The Australian-bound brother became that staple of the justice system, the bent copper – a struggling Police Officer on the take in the gangland Rocks; while the new American, with the luck of the Irish, hit it rich after many years of poverty with an Arizona copper mine. Her chandelier of fallow agricultural tools are strung by chains around an empty chair – it could be one of my great-grandparents’ kitchen chairs. Not empty, really, the chair holds a copper seamed rock and a bible – a powerful allegory of absence, of repression, of journey, of faith.

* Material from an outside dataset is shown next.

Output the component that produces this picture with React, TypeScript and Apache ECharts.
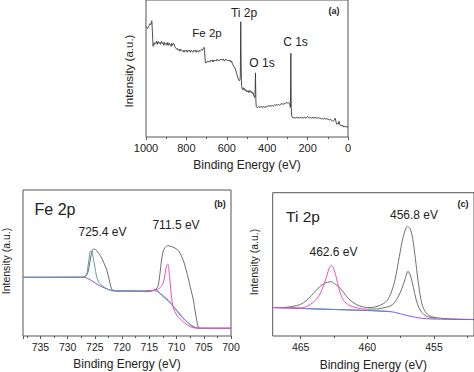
import { useEffect, useRef } from "react";
import * as echarts from "echarts";

const FONT = "'Liberation Sans', Arial, sans-serif";

// ---------- Panel (a): survey spectrum [binding energy eV, intensity a.u.] ----------
const surveyTicks = [1000, 800, 600, 400, 200, 0];
const surveyData: number[][] = [
  [1000, 112], [996, 111], [992, 110], [988, 112], [985, 113], [980, 115], [976, 114], [973, 117], [971, 118], [969, 110],
  [967, 100], [965, 92], [962, 95], [958, 94], [955, 96], [951, 95], [948, 97], [944, 94], [940, 97], [936, 95],
  [932, 96], [928, 94], [924, 97], [920, 95], [916, 96], [912, 93], [908, 96], [904, 94], [900, 95], [896, 93],
  [892, 96], [888, 93], [884, 95], [880, 94], [876, 92], [872, 95], [868, 93], [864, 95], [860, 94], [856, 91],
  [852, 90], [848, 89], [844, 90], [840, 88], [836, 89], [832, 87], [828, 89], [824, 88], [820, 87], [816, 88],
  [812, 86], [808, 88], [804, 87], [800, 88], [796, 86], [792, 88], [788, 87], [784, 88], [780, 86], [776, 88],
  [772, 87], [768, 86], [764, 88], [760, 87], [756, 88], [752, 86], [748, 88], [744, 87], [740, 86], [736, 88],
  [732, 87], [728, 88], [724, 89], [720, 88], [716, 90], [712, 91], [710, 88], [708, 80], [706, 76], [703, 75],
  [700, 76], [696, 77], [692, 76], [688, 77], [684, 76], [680, 78], [676, 77], [672, 78], [668, 76], [664, 78],
  [660, 77], [656, 78], [652, 77], [648, 79], [644, 78], [640, 77], [636, 78], [632, 79], [628, 78], [624, 79],
  [620, 78], [616, 79], [612, 77], [608, 78], [604, 79], [600, 78], [596, 77], [592, 78], [588, 77], [584, 78],
  [580, 76], [576, 77], [572, 74], [568, 73], [564, 71], [560, 70], [556, 68], [552, 65], [548, 62], [545, 60],
  [542, 58], [538, 57], [535, 58], [533, 62], [531, 117], [529, 72], [527, 52], [524, 49], [521, 48], [518, 50],
  [515, 48], [512, 49], [509, 47], [506, 48], [503, 46], [500, 47], [497, 46], [494, 47], [491, 45], [488, 47],
  [485, 46], [482, 47], [479, 45], [476, 46], [473, 44], [470, 45], [467, 42], [464, 41], [462, 40], [460, 44],
  [458, 65], [456, 36], [454, 31], [451, 30], [446, 30], [442, 31], [438, 30], [434, 31], [430, 30], [426, 31],
  [422, 30], [418, 31], [414, 30], [410, 31], [406, 30], [402, 31], [398, 31], [394, 32], [390, 31], [386, 32],
  [382, 31], [378, 32], [374, 32], [370, 31], [366, 32], [362, 33], [358, 32], [354, 33], [350, 32], [346, 33],
  [342, 33], [338, 32], [334, 33], [330, 34], [326, 33], [322, 34], [318, 33], [314, 34], [310, 34], [306, 35],
  [302, 35], [298, 34], [294, 35], [290, 34], [287, 32], [285, 30], [283, 85], [281, 30], [279, 22], [276, 20],
  [272, 20], [268, 19], [264, 20], [260, 19], [256, 20], [252, 20], [248, 19], [244, 20], [240, 19], [236, 20],
  [232, 20], [228, 19], [224, 20], [220, 19], [216, 20], [212, 20], [208, 19], [204, 20], [200, 21], [196, 20],
  [192, 19], [188, 20], [184, 20], [180, 19], [176, 20], [172, 19], [168, 20], [164, 19], [160, 20], [156, 19],
  [152, 19], [148, 20], [144, 19], [140, 19], [136, 19], [132, 18], [128, 19], [124, 19], [120, 18], [116, 19],
  [112, 18], [108, 19], [104, 18], [100, 18], [96, 18], [92, 17], [88, 18], [84, 17], [80, 17], [76, 16],
  [72, 16], [68, 17], [64, 19], [61, 17], [58, 14], [55, 13], [52, 14], [49, 13], [46, 15], [44, 16],
  [42, 13], [38, 12], [34, 12], [30, 11], [26, 12], [22, 10], [18, 11], [14, 10], [10, 11], [5, 10], [0, 10],
];

// ---------- Panel (b): Fe 2p ----------
const feRaw: number[][] = [
  [738.2, 58.7], [734, 58.7], [730, 58.8], [728, 58.8], [727.2, 59], [726.8, 59.5], [726.4, 62], [726.1, 68],
  [725.8, 78], [725.5, 85], [725.25, 87], [724.9, 86.5], [724.5, 84], [724.0, 80.5], [723.5, 75], [723.1, 70],
  [722.7, 64], [722.4, 57], [722.1, 50], [721.8, 46], [721.3, 45.2], [720, 45], [718, 45], [716.5, 44.8],
  [715.8, 44.3], [715, 44.6], [714.2, 45.5], [713.8, 46.7], [713.4, 50], [713.1, 60], [712.8, 74], [712.5, 84],
  [712.1, 88.5], [711.6, 90.3], [711.0, 89.5], [710.3, 88], [709.6, 85], [709.1, 80], [708.6, 73], [708.2, 65],
  [707.85, 58], [707.4, 47], [706.9, 36], [706.6, 25], [706.3, 16], [706.0, 9], [705.6, 7.8], [703, 7.7], [700, 7.7],
];
const feTeal: number[][] = [
  [738.2, 58.7], [730, 58.7], [727, 58.7], [726.6, 60], [726.3, 68], [726.0, 80], [725.8, 85], [725.6, 85],
  [725.3, 78], [725.0, 69], [724.7, 60], [724.3, 54], [723.8, 51], [723.2, 48.5], [722.5, 46.5], [721.9, 45.2],
  [718, 44.8], [716, 44.8], [714.2, 45.5], [713.7, 46], [712.8, 41], [712, 37], [711.2, 33.5], [710.4, 28],
  [709.7, 24.3], [708.8, 18], [708, 14], [707.5, 11], [706.9, 9], [706.3, 7.8], [705, 7.7], [700, 7.7],
];
const fePurple: number[][] = [
  [738.2, 58.7], [730, 58.7], [727, 58.6], [726.3, 57.5], [725.5, 55], [724.8, 52.5], [724, 50], [723.2, 48],
  [722.4, 46.3], [721.6, 45.3], [720, 45], [716, 45], [714.2, 45.6], [713.5, 44.5], [712.5, 40.5], [711.5, 35.5],
  [710.5, 29], [709.5, 22], [708.5, 16], [707.5, 11.5], [706.5, 8.5], [705.5, 7.7], [700, 7.7],
];
const feMagenta: number[][] = [
  [715.5, 45], [714.5, 45.6], [713.8, 46.3], [713.3, 47.2], [712.8, 49.5], [712.4, 54], [712.1, 62],
  [711.85, 70], [711.6, 72], [711.4, 66], [711.2, 55], [711.0, 43], [710.8, 34], [710.5, 27], [710.1, 22],
  [709.5, 18], [708.5, 13], [707.6, 9.5], [706.5, 8], [705.5, 7.7], [700, 7.7],
];

// ---------- Panel (c): Ti 2p ----------
const tiTicks = [465, 460, 455];
const tiMinorTicks = [462.5, 457.5, 452.5];
const tiRaw: number[][] = [
  [467.1, 28.6], [466.5, 28.6], [466, 29], [465.5, 30], [465, 31.8], [464.6, 35.5], [464.2, 40.5], [463.8, 46.5],
  [463.4, 51.5], [463, 54], [462.7, 54.5], [462.4, 52], [462, 47.5], [461.6, 40.5], [461.2, 35], [460.8, 31.5],
  [460.4, 29.5], [460, 28.6], [459.6, 28.8], [459.2, 30], [458.8, 32.5], [458.5, 36], [458.2, 44], [457.9, 58],
  [457.6, 80], [457.3, 100], [457, 110], [456.8, 108], [456.6, 98], [456.4, 78], [456.2, 56], [456, 38],
  [455.8, 28], [455.5, 22], [455.2, 19.5], [454.8, 18.4], [454.3, 17.6], [453.5, 17.1], [452.8, 16.8], [452, 16.6],
];
const tiInner: number[][] = [
  [460, 27], [459.2, 27.3], [458.7, 28.5], [458.3, 30], [458, 33], [457.7, 39], [457.4, 48], [457.15, 58],
  [456.95, 65], [456.75, 60], [456.55, 49], [456.35, 37], [456.15, 29], [455.9, 23.5], [455.6, 20], [455.2, 18.5],
  [454.8, 18],
];
const tiMagenta: number[][] = [
  [467.1, 28.5], [466, 28.2], [465, 28.2], [464.5, 30], [464, 34.5], [463.6, 41], [463.3, 50], [463.05, 60],
  [462.85, 69], [462.7, 71], [462.5, 67], [462.3, 57], [462.05, 44], [461.8, 36], [461.4, 31], [461, 29],
  [460.5, 27.5], [460, 27],
];
const tiPurple: number[][] = [
  [467.1, 28.7], [466, 28.2], [465, 27.7], [464, 27.2], [463, 26.8], [462, 26.4], [461, 26], [460, 25.6],
  [459, 25], [458.5, 24.6], [458.1, 24.2], [457.7, 23], [457.35, 21.7], [457, 20.5], [456.6, 19.4], [456.2, 18.3],
  [455.86, 17.7], [455.3, 17.2], [454.5, 16.9], [453.5, 16.7], [452, 16.5],
];
const tiTeal: number[][] = [
  [467.1, 28.6], [466, 28.2], [465, 27.8], [464, 27.3], [463, 26.9], [462, 26.5], [461, 26.1], [460, 25.8],
  [459, 25.2], [458.3, 24.7],
];

const GRAY = "#6f6f6f";
const TEAL = "#5f9ea3";
const PURPLE = "#8a55d6";
const MAGENTA = "#f04ccb";
const BLUE = "#5a90bb";
const TXT = "#222";

function line(data: number[][], color: string, xi: number, smooth: number | boolean, width = 1) {
  return {
    type: "line",
    xAxisIndex: xi,
    yAxisIndex: xi,
    data,
    showSymbol: false,
    symbol: "none",
    smooth,
    lineStyle: { color, width },
    silent: true,
  };
}

function text(t: string, x: number, y: number, size: number, bold = false, rotate = 0) {
  return {
    type: "text",
    x,
    y,
    rotation: rotate,
    silent: true,
    style: {
      text: t,
      fill: TXT,
      font: `${bold ? "bold " : ""}${size}px ${FONT}`,
      align: "center",
      verticalAlign: "middle",
    },
  };
}

const plain = (v: number) => String(v);

export default function App() {
  const ref = useRef<HTMLDivElement>(null);

  useEffect(() => {
    if (!ref.current) return;
    const chart = echarts.init(ref.current, undefined, { renderer: "svg" });

    const gridBase = { show: true, borderColor: "#555", borderWidth: 1, backgroundColor: "transparent" };
    const xBase = {
      type: "value",
      inverse: true,
      position: "bottom",
      axisLine: { show: false },
      splitLine: { show: false },
      nameLocation: "middle",
      nameTextStyle: { fontFamily: FONT, fontSize: 12, color: TXT },
    };
    const yBase = {
      type: "value",
      min: 0,
      show: false,
      splitLine: { show: false },
    };

    chart.setOption({
      animation: false,
      backgroundColor: "#fff",
      grid: [
        { ...gridBase, left: 146, right: 126, top: -2, bottom: 235 },
        { ...gridBase, left: 23, right: 243, top: 190, bottom: 36 },
        { ...gridBase, left: 272.7, right: -1, top: 192.7, bottom: 35.3 },
      ],
      xAxis: [
        {
          ...xBase,
          gridIndex: 0,
          min: 0,
          max: 1000,
          interval: 200,
          name: "Binding Energy (eV)",
          nameGap: 22,
          axisTick: { show: true, inside: false, length: 3, lineStyle: { color: "#555" } },
          minorTick: { show: true, splitNumber: 2, length: 2, lineStyle: { color: "#555" } },
          axisLabel: {
            margin: 5,
            fontFamily: FONT,
            fontSize: 11,
            color: TXT,
            formatter: plain,
            customValues: surveyTicks,
          },
        },
        {
          ...xBase,
          gridIndex: 1,
          min: 700,
          max: 738.2,
          interval: 5,
          name: "Binding Energy (eV)",
          nameGap: 22,
          axisTick: { show: true, inside: false, length: 3, lineStyle: { color: "#555" } },
          minorTick: { show: true, splitNumber: 2, length: 2, lineStyle: { color: "#555" } },
          axisLabel: { margin: 5, fontFamily: FONT, fontSize: 10.5, color: TXT, formatter: plain, showMaxLabel: false },
        },
        {
          ...xBase,
          gridIndex: 2,
          min: 452,
          max: 467.1,
          name: "Binding Energy (eV)",
          nameGap: 23,
          axisTick: { show: true, inside: false, length: 3, customValues: tiTicks, lineStyle: { color: "#555" } },
          axisLabel: { margin: 5, fontFamily: FONT, fontSize: 10.5, color: TXT, formatter: plain, customValues: tiTicks },
        },
        {
          ...xBase,
          gridIndex: 2,
          min: 452,
          max: 467.1,
          axisTick: { show: true, inside: false, length: 2, customValues: tiMinorTicks, lineStyle: { color: "#555" } },
          axisLabel: { show: false, customValues: tiMinorTicks },
        },
      ],
      yAxis: [
        { ...yBase, gridIndex: 0, max: 139 },
        { ...yBase, gridIndex: 1, max: 146 },
        { ...yBase, gridIndex: 2, max: 144 },
      ],
      series: [
        { ...line(surveyData, "#3a3a3a", 0, false, 0.9) },
        { ...line(feRaw, GRAY, 1, 0.3) },
        { ...line(fePurple, PURPLE, 1, 0.3) },
        { ...line(feTeal, TEAL, 1, 0.3) },
        { ...line(feMagenta, MAGENTA, 1, 0.3) },
        { ...line(tiRaw, GRAY, 2, 0.3), xAxisIndex: 2, yAxisIndex: 2 },
        { ...line(tiInner, GRAY, 2, 0.3), xAxisIndex: 2, yAxisIndex: 2 },
        { ...line(tiPurple, PURPLE, 2, 0.3), xAxisIndex: 2, yAxisIndex: 2 },
        { ...line(tiTeal, BLUE, 2, 0.3), xAxisIndex: 2, yAxisIndex: 2 },
        { ...line(tiMagenta, MAGENTA, 2, 0.3), xAxisIndex: 2, yAxisIndex: 2 },
      ],
      graphic: [
        text("Intensity (a.u.)", 129, 71, 11.5, false, Math.PI / 2),
        text("Intensity (a.u.)", 6, 261, 10.5, false, Math.PI / 2),
        text("Intensity (a.u.)", 254, 262, 10.5, false, Math.PI / 2),
        text("Fe 2p", 207, 33, 11.5),
        text("Ti 2p", 244, 12.5, 12),
        text("O 1s", 262, 62.5, 12),
        text("C 1s", 295.5, 42, 12),
        text("(a)", 334, 10.5, 9, true),
        text("Fe 2p", 55, 209, 16),
        text("(b)", 220, 204, 9, true),
        text("725.4 eV", 102.5, 232, 12),
        text("711.5 eV", 176, 224.5, 12),
        text("Ti 2p", 303, 216, 15.5),
        text("(c)", 463, 204, 9, true),
        text("456.8 eV", 414, 214.5, 12),
        text("462.6 eV", 333.5, 252, 12),
      ],
    });

    return () => chart.dispose();
  }, []);

  return (
    <div
      ref={ref}
      style={{ position: "fixed", left: 0, top: 0, width: 474, height: 372, background: "#fff" }}
    />
  );
}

Swaying gently next to the chair/chandelier, Dominic Thorpe is almost unobserved. But when he drags a colonial dresser across the gallery, climbs upon it and writes on the wall with both hands, the audience notices. Not so much falling silent, but generating a wave of hushed discussion around the room. “What is he writing? He’s dug a hole through the wooden dresser with a teaspoon! I saw Spiderman comics in the bottom drawer ...” Strangers speak to one another to piece the performance together.
Standing in Christ-like surrender, Thorpe simultaneously and repeatedly inscribes in Gaelic and Kaurna (the language of the Adelaide Plains):
remember … forget
remembering … forgetting
how do we remember … how do we forget
Engaging with subject matter of truth and social justice, such as the abuse of children by members of the catholic clergy in Ireland, Thorpe feels a responsibility to consider how the audience may be affected by engaging with another person’s story. He does not aim to upset but to recall with empathy and compassion.

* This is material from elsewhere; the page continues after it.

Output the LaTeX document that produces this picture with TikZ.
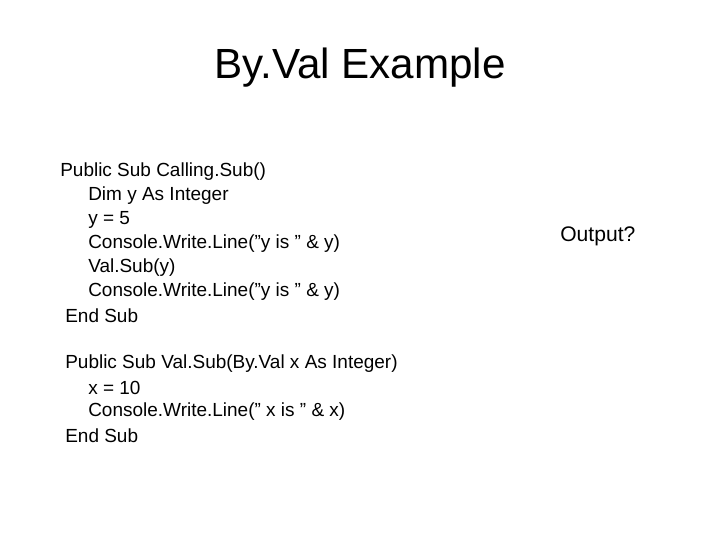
\documentclass[tikz,border=0pt]{standalone}
\usepackage{fontspec}
\setmainfont{Liberation Sans}
\tikzset{
	code line/.style={anchor=west,inner sep=0pt,font=\fontsize{13.5}{16}\selectfont},
	title line/.style={inner sep=0pt,font=\fontsize{30}{36}\selectfont}
}
\begin{document}
\begin{tikzpicture}[x=0.025cm,y=-0.025cm]
            \useasboundingbox (0,0) rectangle (720,540);
            \node [title line] (title) at (360,68) {By.Val Example};
            % calling sub
            \node [code line] (c1) at (60,172) {Public Sub Calling.Sub()};
            \node [code line] (c2) at (88,196) {Dim y As Integer};
            \node [code line] (c3) at (88,220) {y = 5};
            \node [code line] (c4) at (88,244) {Console.Write.Line("y is " \& y)};
            \node [code line] (c5) at (88,268) {Val.Sub(y)};
            \node [code line] (c6) at (88,292) {Console.Write.Line("y is " \& y)};
            \node [code line] (c7) at (65,316) {End Sub};
            % val sub
            \node [code line] (v1) at (65,364) {Public Sub Val.Sub(By.Val x As Integer)};
            \node [code line] (v2) at (88,388) {x = 10};
            \node [code line] (v3) at (88,412) {Console.Write.Line(" x is " \& x)};
            \node [code line] (v4) at (65,436) {End Sub};
            \node [code line,font=\fontsize{15}{18}\selectfont] (out) at (560,236) {Output?};
\end{tikzpicture}
\end{document}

Curated by Mary Knights (who migrated to Australia as a baby with her Irish mother and English father) and Irish artist Michelle Browne, with the assistance of Ursula Halpin, Border Crossings reminds us that we can never be complacent. Successive destruction of cultures through diminished food and resources, dismembered family and repressed language, are tragedies repeated throughout global history. Considering Australia, Ireland, Cambodia, Germany or Syria is to name only a few atrocities committed by one culture upon another.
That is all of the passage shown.